Was it the right thing to do? Given the student involved, the trust that existed between he and I and the time in which it happened, I think so. I lost track of Mike shortly after he graduated. I often wonder if he was caught up in the maelstrom of Viet Nam and perhaps killed. If so, I am doubly glad that I helped him enjoy a very modest excursion into a world he had never experienced. If Mike avoided that terrible fate then I wonder if he has or will someday, tell his grandchildren about the day he and his band director became co-conspirators.
About the author
Comments 4
What a great story! That was better than "senior sluff day" -- the one day we had just before high school graduation where many of us "skipped" school, played softball, and rode on a hay wagon to Udy Hot Springs where we all took a plunge, clothes and all! "Those were the days!"
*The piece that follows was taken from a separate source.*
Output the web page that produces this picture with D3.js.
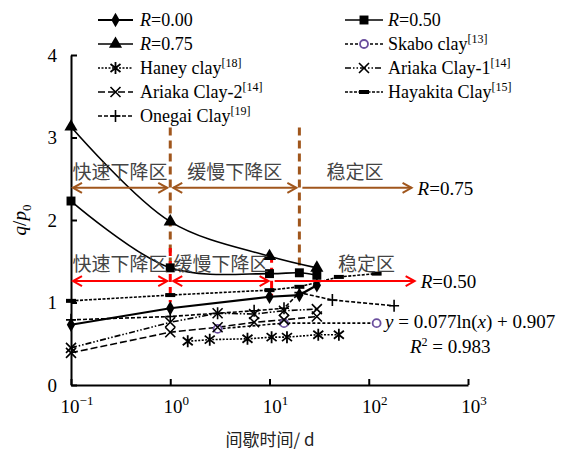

My high school had a "Senior Sneak Day" which was totally approved in spirit, but the actual day was kept secret from everyone except the principal (maybe). My best buddy and I actually "played hookey" one day - went to Tulsa on a Greyhound bus to a "Spike Jones" concert. We thought we'd pulled one over. Hah! Next morning the attendance clerk AFTER we'd presented our forged "Excuse from Mother" asked us if we'd enjoyed "Spike Jones." BUSTED! I'll bet it was all she could do to keep a straight face. I don't recall the punishment - probably a few days detention after school. Those were the days for sure. And, yes,we DID enjoy Spike Jones immensely. It was worth the punishment.
Don, I laughed put loud as I read from sentence to sentence. Your innocence showed here too and I think this is such a great portrait of innocence from a bygone era. Such a fun read. I hope others are subscribing to your stories. I love when a notice hits my email that yet another Don Carriker classic has been published!!
It just occurred to me that true innocence, like modesty and humility, doesn't know it exists when it exists. So many of us WERE naively innocent in those days. Sadly I think that's why it was so easy to seduce us into becoming the society we are today.